◆ PROVIDED MATERIAL:
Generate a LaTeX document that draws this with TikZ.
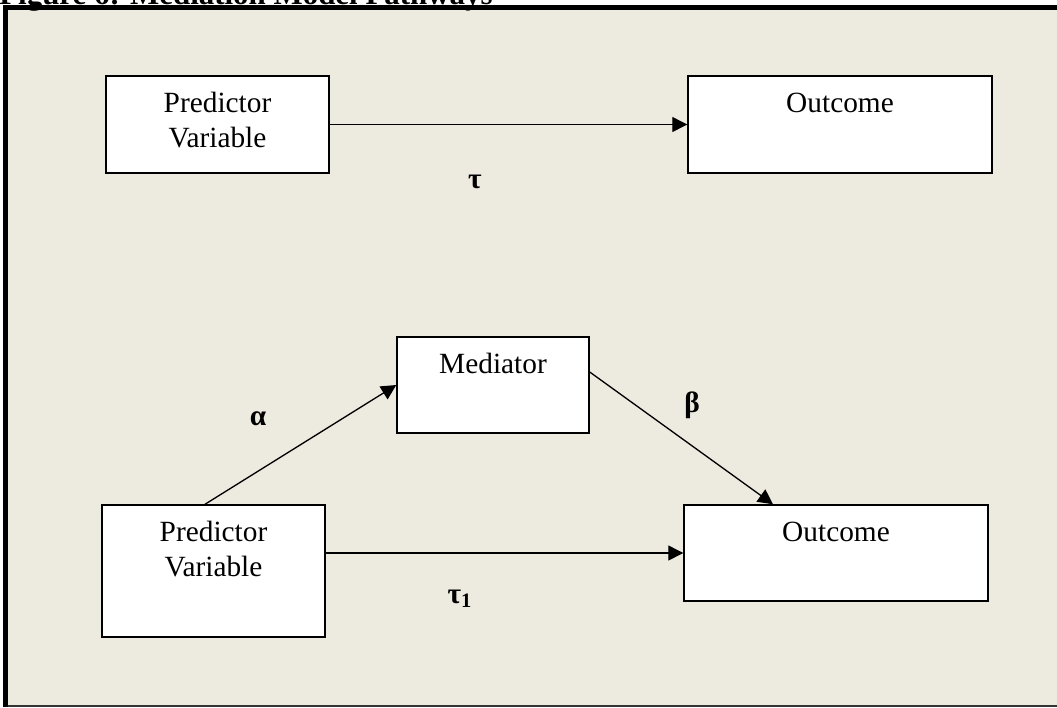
\documentclass[tikz,border=0pt]{standalone}
\usepackage{fontspec}
\setmainfont{Liberation Serif}
\usetikzlibrary{arrows.meta}
\definecolor{panelbg}{RGB}{237,234,224}
\newcommand{\boxfont}{\fontsize{16.7}{19.4}\selectfont}
\newcommand{\coeffont}{\fontsize{16.7}{19.4}\selectfont\bfseries}
\tikzset{
  varbox/.style={draw, fill=white, line width=0.85pt, inner sep=0pt},
  boxtext/.style={anchor=north, inner sep=0pt, align=center, font=\boxfont},
  coef/.style={anchor=base, inner sep=0pt, font=\coeffont},
  effect/.style={line width=0.75pt, -{Triangle[length=0.3cm, width=0.3cm]}}
}

\begin{document}
\begin{tikzpicture}[x=0.02cm, y=-0.02cm]
  \clip (0,0) rectangle (1057,707);
  \fill[panelbg] (8,9) rectangle (1057,706);
  \node[anchor=base west, inner sep=0pt, font=\fontsize{17.6}{20}\selectfont\bfseries] (title) at (-1,4) {Figure 6: Mediation Model Pathways};
  \draw[line width=0.095cm] (3,7.2) -- (1057,7.2);
  \draw[line width=0.11cm] (5.7,5) -- (5.7,707);
  \draw[line width=0.6pt, black!80] (8,706) -- (1057,706);

  % total effect
  \node[varbox, minimum width=4.46cm, minimum height=1.94cm] (pred1) at (217.5,124.5) {};
  \node[boxtext] (pred1txt) at ([yshift=-0.34cm]pred1.north) {Predictor\\Variable};
  \node[varbox, minimum width=6.08cm, minimum height=1.94cm] (out1) at (840,124.5) {};
  \node[boxtext] (out1txt) at ([yshift=-0.34cm]out1.north) {Outcome};
  \draw[effect] (pred1.east) -- (out1.west);
  \node[coef] (tau) at (475,188) {τ};

  % mediated effect
  \node[varbox, minimum width=3.84cm, minimum height=1.92cm] (med) at (493,385) {};
  \node[boxtext] (medtxt) at ([yshift=-0.34cm]med.north) {Mediator};
  \node[varbox, minimum width=4.46cm, minimum height=2.64cm] (pred2) at (213.5,571) {};
  \node[boxtext] (pred2txt) at ([yshift=-0.34cm]pred2.north) {Predictor\\Variable};
  \node[varbox, minimum width=6.08cm, minimum height=1.92cm] (out2) at (836,553) {};
  \node[boxtext] (out2txt) at ([yshift=-0.34cm]out2.north) {Outcome};
  \draw[effect] ([xshift=-0.17cm]pred2.north) -- (med.west);
  \draw[effect] ([yshift=0.26cm]med.east) -- ([xshift=-1.26cm]out2.north);
  \draw[effect] (pred2.east |- out2.west) -- (out2.west);
  \node[coef] (alpha) at (258,425) {α};
  \node[coef] (beta) at (692,412) {β};
  \node[coef] (tau1) at (460,603) {τ\textsubscript{1}};
\end{tikzpicture}
\end{document}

◆ REQUIREMENTS: Reproduce the material in its entirety and word for word, without the pictures.

◆ WORKED SOLUTION:
Generate a LaTeX document that draws this with TikZ.
\documentclass[tikz,border=0pt]{standalone}
\usepackage{fontspec}
\setmainfont{Liberation Serif}
\usetikzlibrary{arrows.meta}
\definecolor{panelbg}{RGB}{237,234,224}
\newcommand{\boxfont}{\fontsize{16.7}{19.4}\selectfont}
\newcommand{\coeffont}{\fontsize{16.7}{19.4}\selectfont\bfseries}
\tikzset{
  varbox/.style={draw, fill=white, line width=0.85pt, inner sep=0pt},
  boxtext/.style={anchor=north, inner sep=0pt, align=center, font=\boxfont},
  coef/.style={anchor=base, inner sep=0pt, font=\coeffont},
  effect/.style={line width=0.75pt, -{Triangle[length=0.3cm, width=0.3cm]}}
}

\begin{document}
\begin{tikzpicture}[x=0.02cm, y=-0.02cm]
  \clip (0,0) rectangle (1057,707);
  \fill[panelbg] (8,9) rectangle (1057,706);
  \node[anchor=base west, inner sep=0pt, font=\fontsize{17.6}{20}\selectfont\bfseries] (title) at (-1,4) {Figure 6: Mediation Model Pathways};
  \draw[line width=0.095cm] (3,7.2) -- (1057,7.2);
  \draw[line width=0.11cm] (5.7,5) -- (5.7,707);
  \draw[line width=0.6pt, black!80] (8,706) -- (1057,706);

  % total effect
  \node[varbox, minimum width=4.46cm, minimum height=1.94cm] (pred1) at (217.5,124.5) {};
  \node[boxtext] (pred1txt) at ([yshift=-0.34cm]pred1.north) {Predictor\\Variable};
  \node[varbox, minimum width=6.08cm, minimum height=1.94cm] (out1) at (840,124.5) {};
  \node[boxtext] (out1txt) at ([yshift=-0.34cm]out1.north) {Outcome};
  \draw[effect] (pred1.east) -- (out1.west);
  \node[coef] (tau) at (475,188) {τ};

  % mediated effect
  \node[varbox, minimum width=3.84cm, minimum height=1.92cm] (med) at (493,385) {};
  \node[boxtext] (medtxt) at ([yshift=-0.34cm]med.north) {Mediator};
  \node[varbox, minimum width=4.46cm, minimum height=2.64cm] (pred2) at (213.5,571) {};
  \node[boxtext] (pred2txt) at ([yshift=-0.34cm]pred2.north) {Predictor\\Variable};
  \node[varbox, minimum width=6.08cm, minimum height=1.92cm] (out2) at (836,553) {};
  \node[boxtext] (out2txt) at ([yshift=-0.34cm]out2.north) {Outcome};
  \draw[effect] ([xshift=-0.17cm]pred2.north) -- (med.west);
  \draw[effect] ([yshift=0.26cm]med.east) -- ([xshift=-1.26cm]out2.north);
  \draw[effect] (pred2.east |- out2.west) -- (out2.west);
  \node[coef] (alpha) at (258,425) {α};
  \node[coef] (beta) at (692,412) {β};
  \node[coef] (tau1) at (460,603) {τ\textsubscript{1}};
\end{tikzpicture}
\end{document}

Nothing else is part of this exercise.